The Body Shop is researching and developing a covenant which addresses intellectual property rights and other parts of its business relationship with the Mebengokre. This covenant embodies the spirit of the relationship between the company and the local people, and separate contracts are drawn up for each individual trading relationship using the covenant as a guide. The Nucleo Direitos Indigenas, the legal body which works for indigenous rights in Brazil, is overseeing the relationship between the parties.
The Xingu Health Project
Over the first two years of the trading relationship, The Body Shop initiated two health programmes for the A-ukre and Pukanuv communities, involving the training of Kayapo health officers and a dental programme. A wider and longer-term initiative, in partnership with the Federal Indian Agency in Brazil (FUNAI) and the Brazilian Health Ministry is providing primary health care to all of the Kayapo villages as well as other ethnic groups living in the region. This is a long-term project, and the initial work in two villages has now been expanded to include many other indigenous groups in the Xingu region.

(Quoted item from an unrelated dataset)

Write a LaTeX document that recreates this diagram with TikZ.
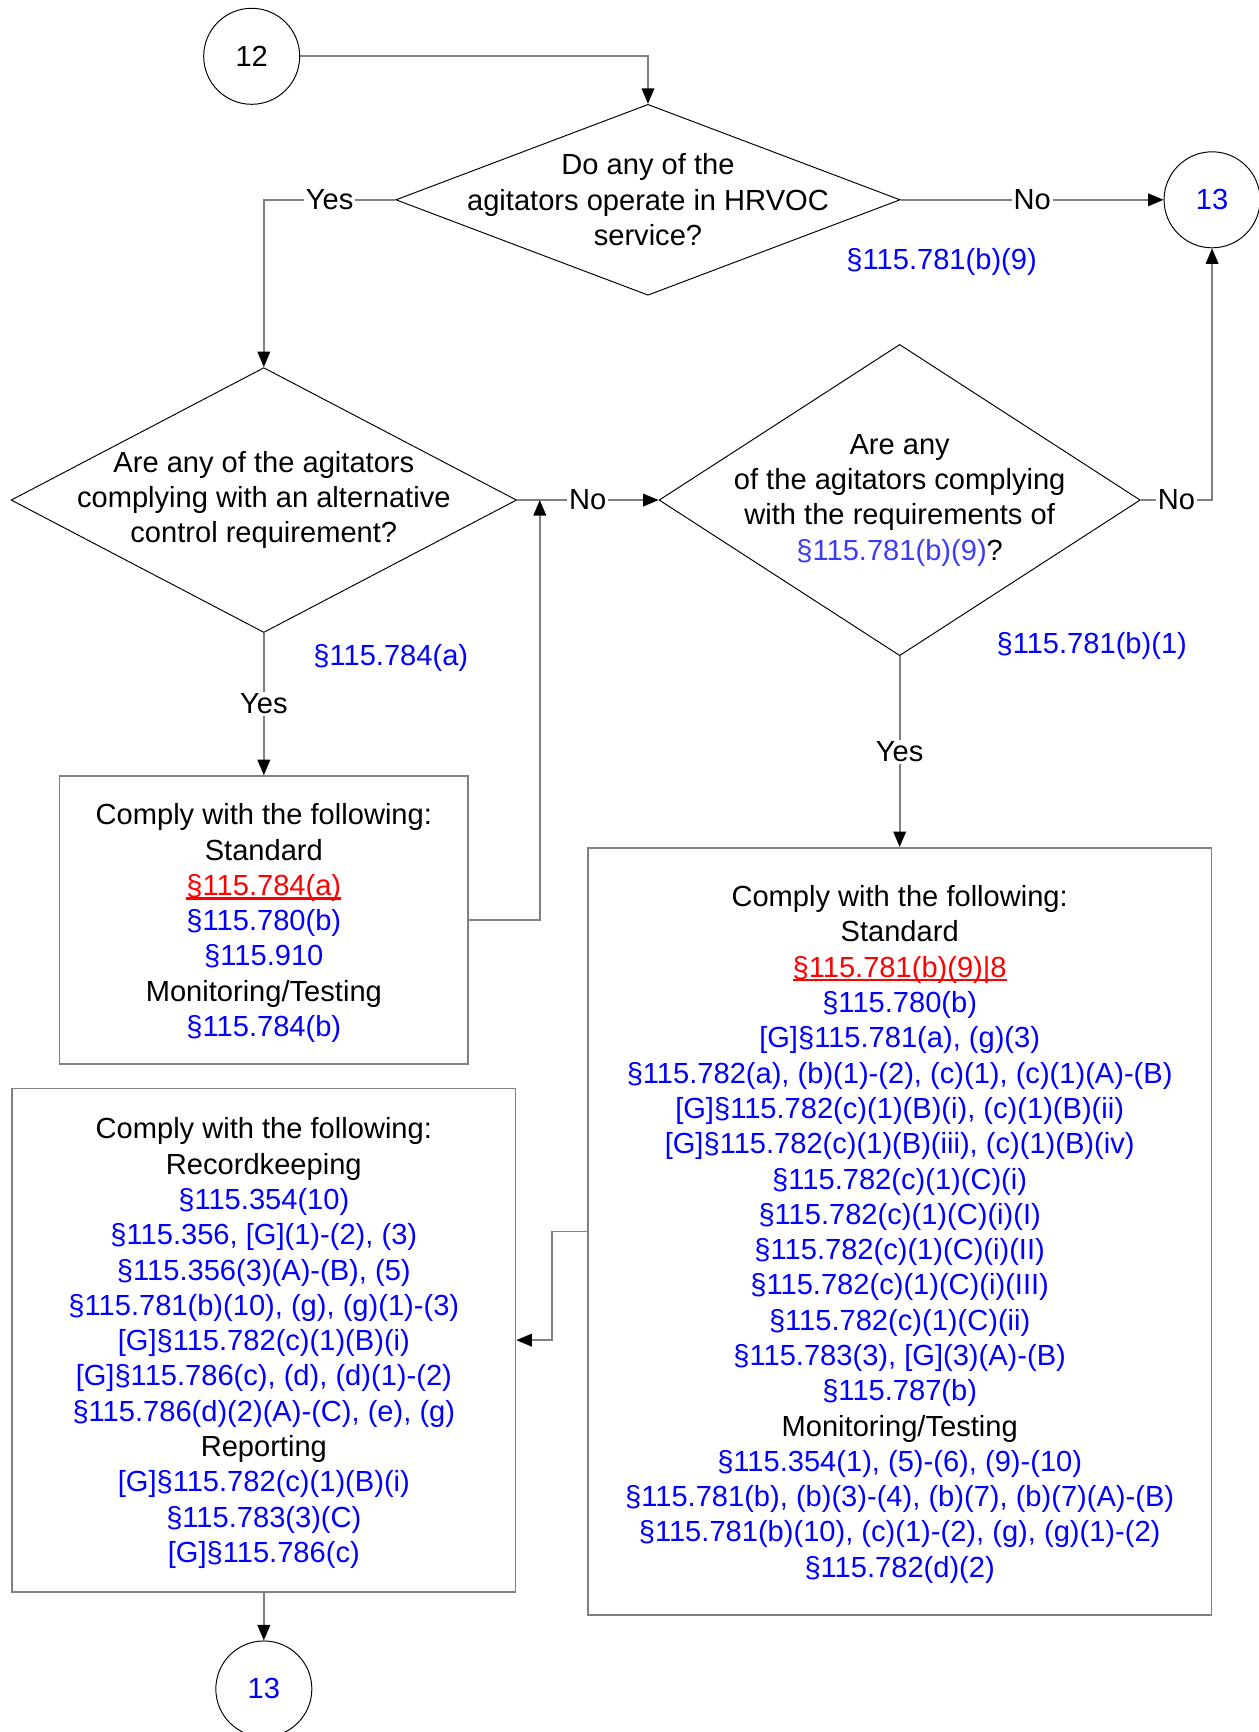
\documentclass[tikz,border=0pt]{standalone}
\usepackage{fontspec}
\setmainfont{Liberation Sans}
\usetikzlibrary{shapes.geometric, arrows.meta, positioning}
\definecolor{RuleBlue}{HTML}{0000FF}
\definecolor{CiteBlue}{HTML}{3C3CF5}
\definecolor{RuleRed}{HTML}{FF0000}
\definecolor{FlowGrey}{HTML}{808080}
\newcommand{\sect}[1]{\textcolor{RuleBlue}{#1}}
\newcommand{\redsect}[1]{\textcolor{RuleRed}{\setbox0\hbox{#1}\rlap{\rule[-2.2pt]{\wd0}{1.1pt}}\box0}}

\begin{document}
\begin{tikzpicture}[
        x=0.02cm, y=-0.02cm,
        font=\fontsize{15}{18.2}\selectfont,
        % Conectores de pagina
        pagecircle/.style={
                circle,
                draw=black,
                line width=0.5pt,
                minimum size=1.74cm,
                inner sep=0pt
            },
        % Rombos de decision
        decisionbox/.style={
                diamond,
                draw=black,
                line width=0.5pt,
                inner sep=0pt
            },
        % Cajas de requisitos
        reqbox/.style={
                rectangle,
                draw=FlowGrey,
                line width=0.85pt,
                align=center,
                text depth=0pt,
                inner sep=0pt
            },
        % Flechas
        flow/.style={
                draw=FlowGrey,
                line width=0.85pt,
                -{Triangle[length=8pt,width=6.5pt,color=black]}
            },
        answer/.style={fill=white, inner sep=1pt, text=black},
        cite/.style={text=RuleBlue, inner sep=0pt}
    ]

    \useasboundingbox (0,0) rectangle (1140,1569);

    % CONECTORES
    \node[pagecircle] (c12) at (228,51) {12};
    \node[pagecircle, text=RuleBlue] (c13a) at (1098,181) {13};
    \node[pagecircle, text=RuleBlue] (c13b) at (239,1530) {13};

    % DECISIONES
    \node[decisionbox, minimum width=9.14cm, minimum height=3.46cm,
        label={[align=center]center:Do any of the\\agitators operate in HRVOC\\service?}] (hrvoc) at (587,181) {};
    \node[decisionbox, minimum width=9.16cm, minimum height=4.8cm,
        label={[align=center]center:Are any of the agitators\\complying with an alternative\\control requirement?}] (altctl) at (239,453) {};
    \node[decisionbox, minimum width=8.72cm, minimum height=5.64cm,
        label={[align=center]center:Are any\\of the agitators complying\\with the requirements of\\\textcolor{CiteBlue}{§115.781(b)(9)}?}] (bnine) at (815,453) {};

    \node[cite] (citehrvoc) at (853,237) {§115.781(b)(9)};
    \node[cite] (citealt) at (354,596) {§115.784(a)};
    \node[cite] (citebnine) at (989,585) {§115.781(b)(1)};

    % REQUISITOS
    \node[reqbox, minimum width=7.4cm, minimum height=5.22cm] (altreq) at (239,833.5) {
        Comply with the following:\\
        Standard\\
        \redsect{§115.784(a)}\\
        \sect{§115.780(b)}\\
        \sect{§115.910}\\
        Monitoring/Testing\\
        \sect{§115.784(b)}
    };

    \node[reqbox, minimum width=11.3cm, minimum height=13.9cm] (stdreq) at (815,1115.5) {
        Comply with the following:\\
        Standard\\
        \redsect{§115.781(b)(9)|8}\\
        \sect{§115.780(b)}\\
        \sect{[G]§115.781(a), (g)(3)}\\
        \sect{§115.782(a), (b)(1)-(2), (c)(1), (c)(1)(A)-(B)}\\
        \sect{[G]§115.782(c)(1)(B)(i), (c)(1)(B)(ii)}\\
        \sect{[G]§115.782(c)(1)(B)(iii), (c)(1)(B)(iv)}\\
        \sect{§115.782(c)(1)(C)(i)}\\
        \sect{§115.782(c)(1)(C)(i)(I)}\\
        \sect{§115.782(c)(1)(C)(i)(II)}\\
        \sect{§115.782(c)(1)(C)(i)(III)}\\
        \sect{§115.782(c)(1)(C)(ii)}\\
        \sect{§115.783(3), [G](3)(A)-(B)}\\
        \sect{§115.787(b)}\\
        Monitoring/Testing\\
        \sect{§115.354(1), (5)-(6), (9)-(10)}\\
        \sect{§115.781(b), (b)(3)-(4), (b)(7), (b)(7)(A)-(B)}\\
        \sect{§115.781(b)(10), (c)(1)-(2), (g), (g)(1)-(2)}\\
        \sect{§115.782(d)(2)}
    };

    \node[reqbox, minimum width=9.12cm, minimum height=9.12cm] (records) at (239,1214) {
        Comply with the following:\\
        Recordkeeping\\
        \sect{§115.354(10)}\\
        \sect{§115.356, [G](1)-(2), (3)}\\
        \sect{§115.356(3)(A)-(B), (5)}\\
        \sect{§115.781(b)(10), (g), (g)(1)-(3)}\\
        \sect{[G]§115.782(c)(1)(B)(i)}\\
        \sect{[G]§115.786(c), (d), (d)(1)-(2)}\\
        \sect{§115.786(d)(2)(A)-(C), (e), (g)}\\
        Reporting\\
        \sect{[G]§115.782(c)(1)(B)(i)}\\
        \sect{§115.783(3)(C)}\\
        \sect{[G]§115.786(c)}
    };

    % FLECHAS
    \coordinate (join) at (489,453);

    \draw[flow] (c12.east) -| (hrvoc.north);
    \draw[flow] (hrvoc.east) -- node[answer] {No} (c13a.west);
    \draw[flow] (hrvoc.west) -| node[answer, pos=0.25] {Yes} (altctl.north);
    \draw[flow] (altctl.south) -- node[answer] {Yes} (altreq.north);
    \draw[flow] (altctl.east) -- node[answer] {No} (bnine.west);
    \draw[flow] (altreq.east) -| (join);
    \draw[flow] (bnine.east) -| node[answer, pos=0.25] {No} (c13a.south);
    \draw[flow] (bnine.south) -- node[answer] {Yes} (stdreq.north);
    \draw[flow] (stdreq.west) -- ++(-32,0) |- (records.east);
    \draw[flow] (records.south) -- (c13b.north);

\end{tikzpicture}
\end{document}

Business and sustainability
Up to now, a false taxonomy has been used in dictating who can act on issues concerning biodiversity and indigenous peoples, and business has not been considered a force to lead change. But categorizing and ghetto-izing actors according to their titles as business, NGOs or government will not effect change. We want to help break the mould that has dictated the form of economic development, by going straight to indigenous people to create models of responsible development.
This call to action is echoed by Mebengokre chief Pykatire Kayapo who called for more economic alternatives for indigenous peoples in threatened environments at the UN Working Group on Indigenous People in 1994. We believe that a new approach to resource utilization is crucial to the protection of these biodiverse environments, and the survival of their custodians: indigenous and traditional peoples throughout the world.